Amazon Prime Day is over, and what a ride it was this year. Widespread technical glitches in the first hours of Amazon's massive annual Prime Day promotion cost the e-commerce giant an estimated $1.2 million a minute, according to One Click Retail founder Spencer Millerberg.
The total loss is difficult to nail down, in part because the exact span of the outage varied. But the data analytics firm says the outage, which included a broken landing page and links that sent potential customers to an error page, appeared to be concentrated on the East and West coasts of the U.S. for about 75 minutes. That puts Amazon's loss in sales at about $90 million, an estimate One Click Retail based on 1P sales from 2017.

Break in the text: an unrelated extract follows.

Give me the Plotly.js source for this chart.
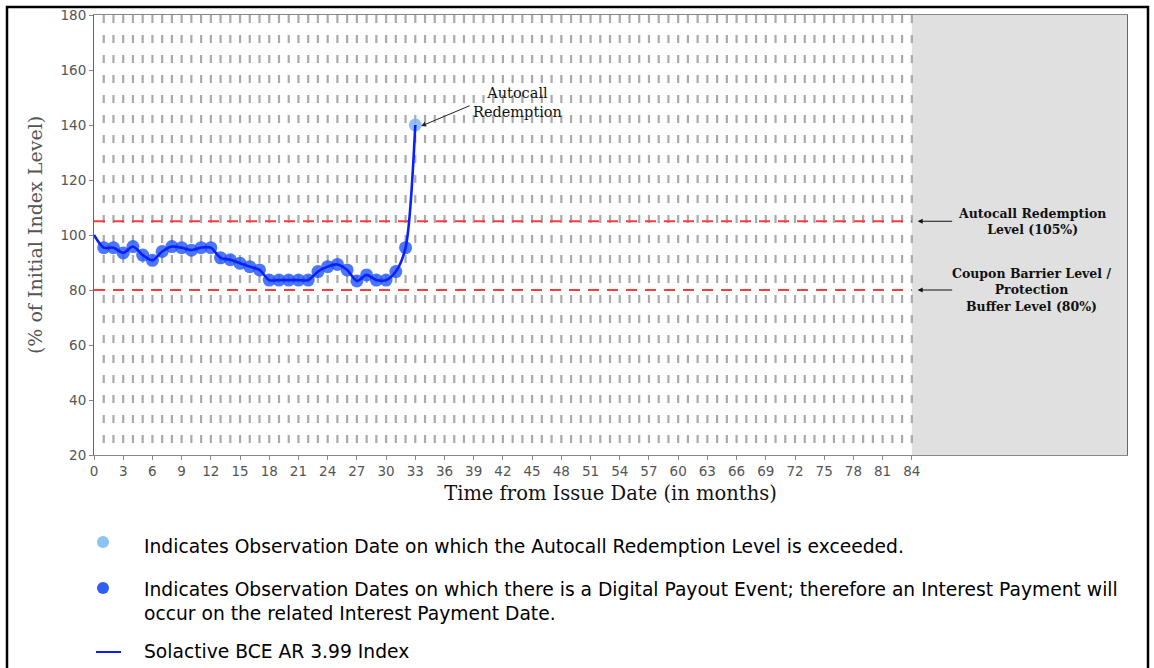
<!DOCTYPE html>
<html>
<head>
<meta charset="utf-8">
<script src="https://cdn.plot.ly/plotly-3.0.1.min.js"></script>
<style>
  html, body { margin: 0; padding: 0; background: #fff; }
  #chart { width: 1154px; height: 668px; }
</style>
</head>
<body>
<div id="chart"></div>
<script>
// ---- data ----
const months = [0,1,2,3,4,5,6,7,8,9,10,11,12,13,14,15,16,17,18,19,20,21,22,23,24,25,26,27,28,29,30,31,32,33];
const indexLevel = [100,95.4,95.4,93.5,95.8,92.7,90.8,94.0,95.8,95.4,94.5,95.4,95.4,91.7,91.0,89.7,88.5,87.3,83.6,83.6,83.6,83.6,83.6,86.7,88.5,89.3,87.3,83.3,85.5,83.6,83.6,86.7,95.4,140];
const payoutMonths = [1,2,3,4,5,6,7,8,9,10,11,12,13,14,15,16,17,18,19,20,21,22,23,24,25,26,27,28,29,30,31,32];
const autocallMonths = [33];
const autocallLevel = 105;
const barrierLevel = 80;
const maturityMonth = 84;
const xTickVals = [0,3,6,9,12,15,18,21,24,27,30,33,36,39,42,45,48,51,54,57,60,63,66,69,72,75,78,81,84];
const yTickVals = [20,40,60,80,100,120,140,160,180];
const legendTexts = [
  "Indicates Observation Date on which the Autocall Redemption Level is exceeded.",
  "Indicates Observation Dates on which there is a Digital Payout Event; therefore an Interest Payment will<br>occur on the related Interest Payment Date.",
  "Solactive BCE AR 3.99 Index"
];
const seriesName = "Solactive BCE AR 3.99 Index";

const levelAt = m => indexLevel[months.indexOf(m)];

// ---- geometry helpers (layout only) ----
const W = 1154, H = 668;
const M = {l: 94, r: 27, t: 15, b: 213};
const plotW = W - M.l - M.r, plotH = H - M.t - M.b;
const px = x => (x - M.l) / plotW;      // page px -> paper x
const py = y => (H - M.b - y) / plotH;  // page px -> paper y
const X_MAX = 106.1;

const serif = "DejaVu Serif, Liberation Serif, serif";
const sans = "DejaVu Sans, Liberation Sans, Arial, sans-serif";

const traces = [
  {
    x: payoutMonths, y: payoutMonths.map(levelAt),
    mode: "markers", type: "scatter", showlegend: false, hoverinfo: "skip",
    marker: {size: 13, color: "rgba(30,85,250,0.8)", line: {width: 0}}
  },
  {
    x: autocallMonths, y: autocallMonths.map(levelAt),
    mode: "markers", type: "scatter", showlegend: false, hoverinfo: "skip",
    marker: {size: 13, color: "rgba(125,180,248,0.85)", line: {width: 0}}
  },
  {
    x: months, y: indexLevel, name: seriesName,
    mode: "lines", type: "scatter", showlegend: false,
    line: {color: "#0a1eff", width: 2.6, shape: "spline", smoothing: 0.8}
  }
];

const shapes = [];
// shaded post-maturity region
shapes.push({type: "rect", xref: "x", yref: "paper", x0: maturityMonth, x1: X_MAX, y0: 0, y1: 1,
  fillcolor: "#e0e0e0", line: {width: 0}, layer: "below"});
// monthly observation grid (dashed verticals)
for (let m = 1; m <= maturityMonth; m++) {
  shapes.push({type: "line", xref: "x", yref: "paper", x0: m, x1: m, y0: 1, y1: 0,
    line: {color: "#aaaaaa", width: 2.2, dash: "8px,12px"}, layer: "below"});
}
// level lines
[autocallLevel, barrierLevel].forEach(v => {
  shapes.push({type: "line", xref: "x", yref: "y", x0: 0, x1: maturityMonth, y0: v, y1: v,
    line: {color: "#ff3a3a", width: 2.2, dash: "11px,8px"}, layer: "below"});
});
// legend symbols
shapes.push({type: "circle", xref: "paper", yref: "paper",
  x0: px(97), x1: px(109), y0: py(548), y1: py(536), fillcolor: "#8dc2f6", line: {width: 0}});
shapes.push({type: "circle", xref: "paper", yref: "paper",
  x0: px(97), x1: px(109), y0: py(594), y1: py(582), fillcolor: "#2f5ff2", line: {width: 0}});
shapes.push({type: "line", xref: "paper", yref: "paper",
  x0: px(96), x1: px(121), y0: py(652), y1: py(652), line: {color: "#0a1eff", width: 2}});
// outer frame
shapes.push({type: "rect", xref: "paper", yref: "paper",
  x0: px(7), x1: px(1148), y0: py(690), y1: py(7), line: {color: "#000", width: 2.5}, fillcolor: "rgba(0,0,0,0)"});

const annotations = [
  // autocall arrow + text
  {x: 33.6, y: 139.6, xref: "x", yref: "y", text: "", showarrow: true,
   ax: 50, ay: -21, arrowhead: 2, arrowsize: 1, arrowwidth: 1, arrowcolor: "#222"},
  {x: 43.5, y: 148.3, xref: "x", yref: "y", text: "Autocall<br>Redemption", showarrow: false,
   font: {family: serif, size: 14.5, color: "#111"}, xanchor: "center", yanchor: "middle"},
  // right side arrows
  {x: 84.6, y: autocallLevel, xref: "x", yref: "y", text: "", showarrow: true,
   ax: 36, ay: 0, arrowhead: 2, arrowsize: 1, arrowwidth: 1, arrowcolor: "#111"},
  {x: 84.6, y: barrierLevel, xref: "x", yref: "y", text: "", showarrow: true,
   ax: 36, ay: 0, arrowhead: 2, arrowsize: 1, arrowwidth: 1, arrowcolor: "#111"},
  {x: 96.3, y: autocallLevel, xref: "x", yref: "y", showarrow: false,
   text: "<b>Autocall Redemption<br>Level (105%)</b>",
   font: {family: serif, size: 12.5, color: "#111"}, xanchor: "center", yanchor: "middle"},
  {x: 96.3, y: barrierLevel, xref: "x", yref: "y", showarrow: false,
   text: "<b>Coupon Barrier Level /<br>Protection<br>Buffer Level (80%)</b>",
   font: {family: serif, size: 12.5, color: "#111"}, xanchor: "center", yanchor: "middle"},
  // legend texts
  {x: px(142), y: py(546), xref: "paper", yref: "paper", text: legendTexts[0], showarrow: false,
   xanchor: "left", yanchor: "middle", align: "left", font: {family: sans, size: 18.7, color: "#000"}},
  {x: px(142), y: py(601), xref: "paper", yref: "paper", text: legendTexts[1], showarrow: false,
   xanchor: "left", yanchor: "middle", align: "left", font: {family: sans, size: 18.7, color: "#000"}},
  {x: px(142), y: py(651), xref: "paper", yref: "paper", text: legendTexts[2], showarrow: false,
   xanchor: "left", yanchor: "middle", align: "left", font: {family: sans, size: 18.7, color: "#000"}}
];

const layout = {
  width: W, height: H,
  margin: M,
  paper_bgcolor: "#fff", plot_bgcolor: "#fff",
  showlegend: false,
  xaxis: {
    range: [0, X_MAX], tickvals: xTickVals, ticktext: xTickVals.map(String),
    showgrid: false, zeroline: false, ticks: "outside", ticklen: 4, tickcolor: "#888",
    showline: true, linecolor: "#888", linewidth: 1, mirror: true,
    tickfont: {family: "DejaVu Sans, sans-serif", size: 13.5, color: "#555"},
    title: {text: "Time from Issue Date (in months)", font: {family: serif, size: 19.5, color: "#111"}, standoff: 8}
  },
  yaxis: {
    range: [20, 180], tickvals: yTickVals,
    showgrid: false, zeroline: false, ticks: "outside", ticklen: 4, tickcolor: "#888",
    showline: true, linecolor: "#666", linewidth: 1, mirror: true,
    tickfont: {family: "DejaVu Sans, sans-serif", size: 13.5, color: "#555"},
    title: {text: "(% of Initial Index Level)", font: {family: serif, size: 19, color: "#555"}, standoff: 12}
  },
  shapes: shapes,
  annotations: annotations
};

Plotly.newPlot("chart", traces, layout, {displayModeBar: false, staticPlot: true});
</script>
</body>
</html>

Another estimate from discount site Lovethesales.com put Amazon's loss at more than $99 million, Bloomberg reported.
Amazon doesn't disclose Prime Day sales figures. But the company issued statements Tuesday and Wednesday with glowing Prime Day sales stats. Here's one nugget: Prime Day sales in the U.S. grew faster than last year within the first 10 hours of the annual sales promotion.
Amazon said Wednesday that sales this Prime Day surpassed Cyber Monday, Black Friday and the previous Prime Day, when comparing 36-hour periods. Prime members globally purchased more than 100 million products during this year's Prime Day event. Small and medium-sized businesses made out, as well, with sales exceeding $1 billion this Prime Day, according to Amazon.
Insights from algorithmic commerce startup Feedvisor fill in a few of the gaps. Feedvisor estimated spending skyrocketed 89 percent in the first 12 hours of the event compared with the same period last year, Bloomberg reported.
There are a few explanations behind the jump in sales. The company extended Prime Day from 30 to 36 hours this year. And it added four more countries, including Australia.
But there may be other reasons for the increase in sales, including, in a weird twist, the outage itself. One Click Retail contends that the extra media coverage of the outage appears to have helped Amazon.
The company also found that deal volume doubled in Italy, Japan, Mexico and Spain and that 84 percent of brands extended their discount to more than one item, compared to just 67 percent last year.